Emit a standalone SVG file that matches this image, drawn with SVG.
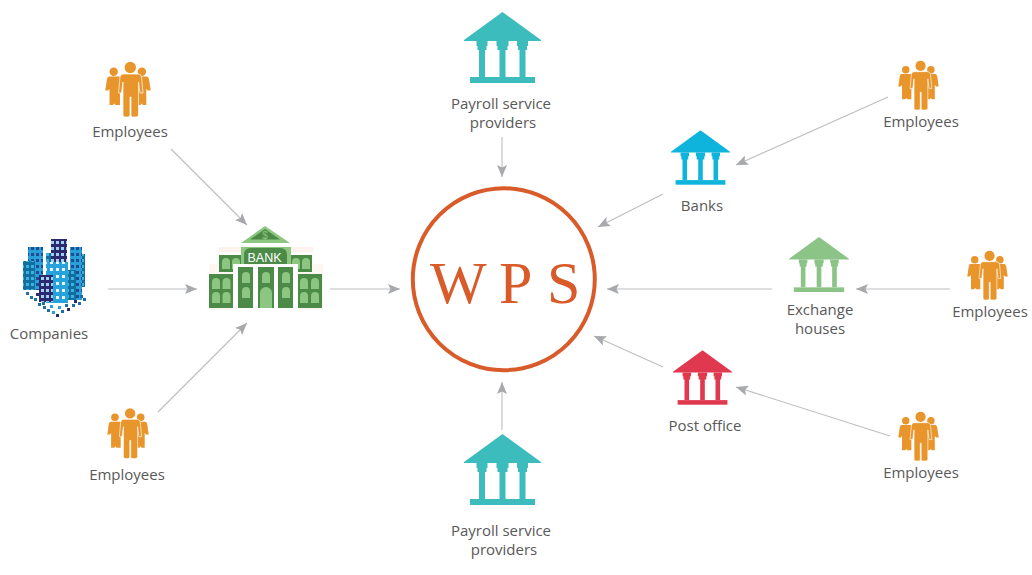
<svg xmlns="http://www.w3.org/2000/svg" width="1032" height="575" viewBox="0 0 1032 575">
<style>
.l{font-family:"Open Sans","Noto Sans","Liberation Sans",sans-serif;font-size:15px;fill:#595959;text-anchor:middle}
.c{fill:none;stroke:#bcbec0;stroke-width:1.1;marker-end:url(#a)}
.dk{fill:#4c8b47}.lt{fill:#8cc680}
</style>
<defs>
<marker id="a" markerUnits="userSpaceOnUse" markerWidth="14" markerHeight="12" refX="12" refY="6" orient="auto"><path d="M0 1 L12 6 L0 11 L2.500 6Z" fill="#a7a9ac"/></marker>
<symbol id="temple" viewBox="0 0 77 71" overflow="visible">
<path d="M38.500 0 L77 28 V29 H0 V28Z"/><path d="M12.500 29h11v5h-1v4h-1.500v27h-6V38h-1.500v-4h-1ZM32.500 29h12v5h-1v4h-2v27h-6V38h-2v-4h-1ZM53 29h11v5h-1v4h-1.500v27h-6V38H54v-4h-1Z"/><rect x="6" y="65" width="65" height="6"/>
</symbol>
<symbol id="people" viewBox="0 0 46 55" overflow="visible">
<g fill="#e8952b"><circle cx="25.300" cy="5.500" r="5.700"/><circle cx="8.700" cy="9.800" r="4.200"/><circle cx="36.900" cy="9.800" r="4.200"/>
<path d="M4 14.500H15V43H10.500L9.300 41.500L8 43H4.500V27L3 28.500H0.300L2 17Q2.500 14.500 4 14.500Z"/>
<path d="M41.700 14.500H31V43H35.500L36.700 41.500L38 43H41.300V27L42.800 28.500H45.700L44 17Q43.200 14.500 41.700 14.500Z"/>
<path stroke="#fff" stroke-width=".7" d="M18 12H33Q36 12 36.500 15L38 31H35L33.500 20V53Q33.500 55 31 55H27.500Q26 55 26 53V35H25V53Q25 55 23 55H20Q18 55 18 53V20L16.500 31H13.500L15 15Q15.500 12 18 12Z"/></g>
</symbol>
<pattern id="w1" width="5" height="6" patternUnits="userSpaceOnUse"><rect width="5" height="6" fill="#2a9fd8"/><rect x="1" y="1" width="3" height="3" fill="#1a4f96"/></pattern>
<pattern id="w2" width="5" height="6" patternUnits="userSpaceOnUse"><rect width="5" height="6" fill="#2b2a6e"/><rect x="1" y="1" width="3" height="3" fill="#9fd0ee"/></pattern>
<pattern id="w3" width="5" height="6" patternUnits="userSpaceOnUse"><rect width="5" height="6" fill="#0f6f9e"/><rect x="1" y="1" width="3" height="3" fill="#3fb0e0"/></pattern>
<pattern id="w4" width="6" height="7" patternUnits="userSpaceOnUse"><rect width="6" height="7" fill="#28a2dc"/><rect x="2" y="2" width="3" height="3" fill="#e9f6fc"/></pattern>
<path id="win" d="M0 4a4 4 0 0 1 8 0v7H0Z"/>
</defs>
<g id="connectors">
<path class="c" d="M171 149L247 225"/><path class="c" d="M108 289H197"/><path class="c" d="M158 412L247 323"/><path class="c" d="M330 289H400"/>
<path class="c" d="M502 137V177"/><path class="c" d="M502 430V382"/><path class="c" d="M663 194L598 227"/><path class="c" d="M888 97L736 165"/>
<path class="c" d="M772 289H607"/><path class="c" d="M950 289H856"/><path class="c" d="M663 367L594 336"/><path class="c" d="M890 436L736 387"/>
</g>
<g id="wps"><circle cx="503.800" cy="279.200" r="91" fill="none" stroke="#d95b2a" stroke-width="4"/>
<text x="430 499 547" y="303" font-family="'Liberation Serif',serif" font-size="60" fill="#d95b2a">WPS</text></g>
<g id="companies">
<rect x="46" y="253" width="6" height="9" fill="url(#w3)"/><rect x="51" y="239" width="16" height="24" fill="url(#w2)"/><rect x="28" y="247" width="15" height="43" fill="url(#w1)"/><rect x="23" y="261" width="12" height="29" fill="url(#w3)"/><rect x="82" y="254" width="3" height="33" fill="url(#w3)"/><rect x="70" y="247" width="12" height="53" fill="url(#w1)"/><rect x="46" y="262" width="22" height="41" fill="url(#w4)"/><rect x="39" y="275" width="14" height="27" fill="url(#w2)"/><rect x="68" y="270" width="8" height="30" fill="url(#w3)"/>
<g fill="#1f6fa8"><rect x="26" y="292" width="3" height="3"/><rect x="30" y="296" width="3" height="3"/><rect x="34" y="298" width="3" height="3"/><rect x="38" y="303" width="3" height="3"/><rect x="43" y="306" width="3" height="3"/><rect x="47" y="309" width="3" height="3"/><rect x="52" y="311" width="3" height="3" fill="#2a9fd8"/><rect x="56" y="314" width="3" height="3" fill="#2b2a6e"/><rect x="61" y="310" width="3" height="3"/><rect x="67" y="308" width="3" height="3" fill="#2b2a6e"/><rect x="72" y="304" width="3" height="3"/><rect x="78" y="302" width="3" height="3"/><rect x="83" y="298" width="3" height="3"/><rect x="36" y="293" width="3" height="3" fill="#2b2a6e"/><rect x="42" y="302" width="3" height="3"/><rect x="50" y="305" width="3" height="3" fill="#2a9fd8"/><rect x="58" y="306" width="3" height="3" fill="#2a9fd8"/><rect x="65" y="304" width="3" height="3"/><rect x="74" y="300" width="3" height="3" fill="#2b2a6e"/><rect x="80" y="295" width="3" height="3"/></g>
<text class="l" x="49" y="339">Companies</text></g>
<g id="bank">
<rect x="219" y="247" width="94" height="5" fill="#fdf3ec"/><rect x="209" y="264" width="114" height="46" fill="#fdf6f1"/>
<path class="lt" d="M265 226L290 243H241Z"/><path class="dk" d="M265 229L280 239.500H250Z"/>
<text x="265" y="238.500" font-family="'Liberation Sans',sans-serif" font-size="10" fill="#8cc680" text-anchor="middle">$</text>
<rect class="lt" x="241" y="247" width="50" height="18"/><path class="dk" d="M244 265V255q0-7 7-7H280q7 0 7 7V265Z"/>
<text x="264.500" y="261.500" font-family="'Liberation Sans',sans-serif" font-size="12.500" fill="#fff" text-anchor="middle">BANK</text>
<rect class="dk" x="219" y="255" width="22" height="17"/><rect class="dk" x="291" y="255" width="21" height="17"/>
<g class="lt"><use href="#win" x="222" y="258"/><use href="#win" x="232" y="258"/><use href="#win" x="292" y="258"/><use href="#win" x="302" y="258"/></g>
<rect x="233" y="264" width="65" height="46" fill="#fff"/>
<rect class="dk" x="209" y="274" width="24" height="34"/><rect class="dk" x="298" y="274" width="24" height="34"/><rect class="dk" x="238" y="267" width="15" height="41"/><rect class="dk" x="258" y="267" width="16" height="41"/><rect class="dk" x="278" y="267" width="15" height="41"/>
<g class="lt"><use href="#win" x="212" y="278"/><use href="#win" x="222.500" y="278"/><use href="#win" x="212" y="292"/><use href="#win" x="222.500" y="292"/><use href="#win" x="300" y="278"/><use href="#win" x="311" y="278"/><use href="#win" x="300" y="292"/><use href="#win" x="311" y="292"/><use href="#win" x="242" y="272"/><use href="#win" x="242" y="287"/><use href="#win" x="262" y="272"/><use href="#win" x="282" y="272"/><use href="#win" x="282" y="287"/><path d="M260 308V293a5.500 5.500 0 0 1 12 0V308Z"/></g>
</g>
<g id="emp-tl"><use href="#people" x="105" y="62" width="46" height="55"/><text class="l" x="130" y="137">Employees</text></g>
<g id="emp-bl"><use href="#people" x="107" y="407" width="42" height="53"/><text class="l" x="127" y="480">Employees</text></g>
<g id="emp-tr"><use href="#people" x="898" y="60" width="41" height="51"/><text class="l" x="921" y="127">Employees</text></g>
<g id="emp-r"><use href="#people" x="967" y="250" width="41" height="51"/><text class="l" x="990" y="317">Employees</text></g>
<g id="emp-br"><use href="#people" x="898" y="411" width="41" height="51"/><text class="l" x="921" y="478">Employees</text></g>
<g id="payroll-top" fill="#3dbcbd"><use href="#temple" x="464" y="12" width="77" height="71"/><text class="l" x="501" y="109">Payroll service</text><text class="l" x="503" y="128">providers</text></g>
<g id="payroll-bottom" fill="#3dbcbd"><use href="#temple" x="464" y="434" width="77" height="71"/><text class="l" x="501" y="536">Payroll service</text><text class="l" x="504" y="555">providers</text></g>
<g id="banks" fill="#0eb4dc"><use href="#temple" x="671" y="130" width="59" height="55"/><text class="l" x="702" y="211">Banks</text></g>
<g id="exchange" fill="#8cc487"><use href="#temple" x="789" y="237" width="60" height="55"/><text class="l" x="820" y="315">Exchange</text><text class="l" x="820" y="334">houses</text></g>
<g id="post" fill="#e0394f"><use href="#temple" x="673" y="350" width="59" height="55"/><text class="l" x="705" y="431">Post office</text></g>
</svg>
::::
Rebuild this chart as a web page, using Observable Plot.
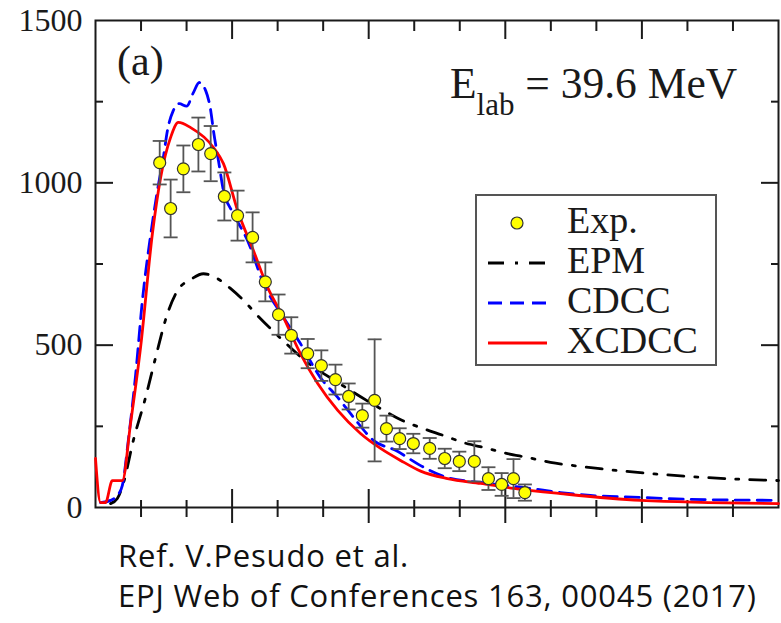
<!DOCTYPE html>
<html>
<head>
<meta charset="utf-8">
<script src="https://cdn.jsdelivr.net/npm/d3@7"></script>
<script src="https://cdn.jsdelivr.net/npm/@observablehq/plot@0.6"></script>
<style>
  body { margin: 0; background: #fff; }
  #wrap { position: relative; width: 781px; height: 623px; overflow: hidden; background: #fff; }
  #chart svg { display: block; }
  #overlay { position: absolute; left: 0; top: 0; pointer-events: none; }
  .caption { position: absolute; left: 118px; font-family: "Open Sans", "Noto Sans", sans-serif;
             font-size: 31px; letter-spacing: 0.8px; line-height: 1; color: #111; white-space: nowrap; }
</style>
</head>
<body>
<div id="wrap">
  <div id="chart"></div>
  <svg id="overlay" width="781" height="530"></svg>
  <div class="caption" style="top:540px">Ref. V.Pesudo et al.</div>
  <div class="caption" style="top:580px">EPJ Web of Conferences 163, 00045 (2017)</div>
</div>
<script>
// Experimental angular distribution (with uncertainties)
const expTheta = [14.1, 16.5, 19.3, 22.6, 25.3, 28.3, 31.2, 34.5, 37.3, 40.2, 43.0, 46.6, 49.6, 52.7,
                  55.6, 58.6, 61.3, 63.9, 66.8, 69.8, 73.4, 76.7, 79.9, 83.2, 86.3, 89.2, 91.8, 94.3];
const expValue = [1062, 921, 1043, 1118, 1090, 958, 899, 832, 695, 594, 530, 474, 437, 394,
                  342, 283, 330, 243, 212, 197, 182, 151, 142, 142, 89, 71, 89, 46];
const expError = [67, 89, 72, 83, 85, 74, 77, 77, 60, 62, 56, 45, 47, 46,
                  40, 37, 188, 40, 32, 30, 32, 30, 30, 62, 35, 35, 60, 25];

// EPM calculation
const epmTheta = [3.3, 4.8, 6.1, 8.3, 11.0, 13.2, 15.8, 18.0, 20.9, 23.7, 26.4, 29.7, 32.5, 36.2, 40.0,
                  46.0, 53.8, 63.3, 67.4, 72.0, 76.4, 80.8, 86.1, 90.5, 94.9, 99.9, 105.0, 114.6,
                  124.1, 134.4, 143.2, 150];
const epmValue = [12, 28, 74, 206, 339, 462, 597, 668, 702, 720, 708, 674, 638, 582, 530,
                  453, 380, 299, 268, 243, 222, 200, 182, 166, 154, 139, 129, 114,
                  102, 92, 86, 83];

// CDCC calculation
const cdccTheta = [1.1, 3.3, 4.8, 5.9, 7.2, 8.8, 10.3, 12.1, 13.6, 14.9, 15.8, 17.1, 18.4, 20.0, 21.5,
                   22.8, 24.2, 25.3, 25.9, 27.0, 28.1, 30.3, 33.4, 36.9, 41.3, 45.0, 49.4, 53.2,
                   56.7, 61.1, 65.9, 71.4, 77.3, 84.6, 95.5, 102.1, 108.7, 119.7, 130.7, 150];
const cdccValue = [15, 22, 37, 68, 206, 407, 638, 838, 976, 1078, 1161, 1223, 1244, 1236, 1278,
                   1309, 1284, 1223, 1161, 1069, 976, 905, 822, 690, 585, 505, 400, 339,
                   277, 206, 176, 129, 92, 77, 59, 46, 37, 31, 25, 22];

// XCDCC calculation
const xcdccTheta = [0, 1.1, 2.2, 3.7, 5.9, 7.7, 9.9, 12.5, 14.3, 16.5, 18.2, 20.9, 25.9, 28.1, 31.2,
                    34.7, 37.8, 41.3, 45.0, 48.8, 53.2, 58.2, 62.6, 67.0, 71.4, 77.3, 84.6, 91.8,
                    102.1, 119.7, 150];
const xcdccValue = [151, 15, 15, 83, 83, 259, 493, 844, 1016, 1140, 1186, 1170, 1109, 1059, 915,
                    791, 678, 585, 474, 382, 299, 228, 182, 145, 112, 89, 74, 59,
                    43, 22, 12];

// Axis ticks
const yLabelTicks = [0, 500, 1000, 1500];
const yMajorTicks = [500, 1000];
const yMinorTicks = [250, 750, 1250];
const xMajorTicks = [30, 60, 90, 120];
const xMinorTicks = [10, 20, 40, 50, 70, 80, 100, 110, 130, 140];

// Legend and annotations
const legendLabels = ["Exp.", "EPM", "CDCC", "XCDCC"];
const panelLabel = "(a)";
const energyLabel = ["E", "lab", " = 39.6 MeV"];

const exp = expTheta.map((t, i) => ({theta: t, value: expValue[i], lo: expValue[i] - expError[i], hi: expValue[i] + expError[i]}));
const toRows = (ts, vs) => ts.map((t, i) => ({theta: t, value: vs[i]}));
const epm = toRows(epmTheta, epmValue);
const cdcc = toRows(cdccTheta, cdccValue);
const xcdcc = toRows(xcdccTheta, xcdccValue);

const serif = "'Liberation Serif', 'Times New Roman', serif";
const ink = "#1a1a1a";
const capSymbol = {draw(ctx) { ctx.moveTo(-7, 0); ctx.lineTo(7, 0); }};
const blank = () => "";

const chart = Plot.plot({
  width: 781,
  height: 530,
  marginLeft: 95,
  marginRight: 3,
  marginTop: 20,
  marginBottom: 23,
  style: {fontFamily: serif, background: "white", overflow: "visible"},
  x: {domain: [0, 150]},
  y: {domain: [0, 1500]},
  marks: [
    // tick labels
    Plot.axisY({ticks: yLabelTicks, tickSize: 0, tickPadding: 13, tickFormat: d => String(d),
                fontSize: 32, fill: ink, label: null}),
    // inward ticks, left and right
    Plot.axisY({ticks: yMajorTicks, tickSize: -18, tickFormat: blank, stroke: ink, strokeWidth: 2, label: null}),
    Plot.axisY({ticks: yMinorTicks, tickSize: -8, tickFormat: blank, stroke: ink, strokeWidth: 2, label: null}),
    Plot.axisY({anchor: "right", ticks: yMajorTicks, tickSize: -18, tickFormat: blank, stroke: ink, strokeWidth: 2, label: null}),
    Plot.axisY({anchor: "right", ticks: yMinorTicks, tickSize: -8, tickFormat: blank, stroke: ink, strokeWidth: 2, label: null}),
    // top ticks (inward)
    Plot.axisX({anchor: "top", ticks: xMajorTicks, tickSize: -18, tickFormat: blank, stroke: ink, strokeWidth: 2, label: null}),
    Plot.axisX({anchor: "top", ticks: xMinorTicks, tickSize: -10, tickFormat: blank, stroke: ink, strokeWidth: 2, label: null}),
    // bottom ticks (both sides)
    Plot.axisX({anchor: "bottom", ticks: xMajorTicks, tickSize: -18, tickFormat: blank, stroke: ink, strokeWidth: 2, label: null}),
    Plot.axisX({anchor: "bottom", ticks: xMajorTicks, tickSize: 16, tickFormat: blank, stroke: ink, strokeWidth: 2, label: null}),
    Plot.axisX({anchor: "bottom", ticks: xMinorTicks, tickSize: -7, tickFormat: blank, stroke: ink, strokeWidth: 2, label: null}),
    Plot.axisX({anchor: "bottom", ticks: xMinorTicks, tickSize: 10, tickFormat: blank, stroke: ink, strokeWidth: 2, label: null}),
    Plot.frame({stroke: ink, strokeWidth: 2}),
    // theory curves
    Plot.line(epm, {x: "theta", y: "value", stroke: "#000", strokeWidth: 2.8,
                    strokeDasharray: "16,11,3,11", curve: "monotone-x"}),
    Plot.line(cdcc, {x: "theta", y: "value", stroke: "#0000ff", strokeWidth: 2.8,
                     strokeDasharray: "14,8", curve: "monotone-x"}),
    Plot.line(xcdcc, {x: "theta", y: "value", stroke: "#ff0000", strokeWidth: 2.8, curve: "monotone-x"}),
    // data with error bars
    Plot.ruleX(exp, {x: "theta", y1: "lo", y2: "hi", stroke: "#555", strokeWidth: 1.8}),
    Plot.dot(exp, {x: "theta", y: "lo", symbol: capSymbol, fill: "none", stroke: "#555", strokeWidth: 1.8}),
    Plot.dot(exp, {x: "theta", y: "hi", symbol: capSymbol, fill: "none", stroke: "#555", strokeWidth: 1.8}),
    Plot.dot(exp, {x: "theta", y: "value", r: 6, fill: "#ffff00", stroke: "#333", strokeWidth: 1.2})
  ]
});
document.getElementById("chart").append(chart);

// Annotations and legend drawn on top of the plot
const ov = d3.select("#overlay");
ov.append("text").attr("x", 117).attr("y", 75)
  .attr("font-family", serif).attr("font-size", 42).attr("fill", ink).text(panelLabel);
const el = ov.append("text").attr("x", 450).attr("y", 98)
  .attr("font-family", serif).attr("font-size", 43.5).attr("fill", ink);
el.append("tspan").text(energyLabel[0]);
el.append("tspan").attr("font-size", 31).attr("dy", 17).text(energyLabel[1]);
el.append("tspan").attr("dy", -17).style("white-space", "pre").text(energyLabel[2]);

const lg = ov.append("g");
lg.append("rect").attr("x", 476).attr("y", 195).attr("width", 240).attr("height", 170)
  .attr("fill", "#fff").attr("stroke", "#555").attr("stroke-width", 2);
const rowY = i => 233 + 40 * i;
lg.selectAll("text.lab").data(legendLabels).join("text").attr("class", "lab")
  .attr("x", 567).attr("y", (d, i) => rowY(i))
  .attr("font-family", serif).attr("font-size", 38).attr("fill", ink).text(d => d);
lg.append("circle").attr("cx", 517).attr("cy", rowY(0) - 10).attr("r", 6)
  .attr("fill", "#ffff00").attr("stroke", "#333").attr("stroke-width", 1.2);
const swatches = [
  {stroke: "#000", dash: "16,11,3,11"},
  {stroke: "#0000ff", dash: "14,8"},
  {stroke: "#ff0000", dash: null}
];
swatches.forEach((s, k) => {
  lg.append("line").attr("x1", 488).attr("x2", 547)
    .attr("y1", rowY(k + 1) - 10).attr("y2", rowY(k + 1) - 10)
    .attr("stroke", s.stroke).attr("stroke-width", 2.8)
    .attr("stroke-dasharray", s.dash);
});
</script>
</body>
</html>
::::
▶ [EXERCISE DETAILS] Across the entries, how many lines contain "this"? Reply with the number only.

▶ [WRITTEN ANSWER] 2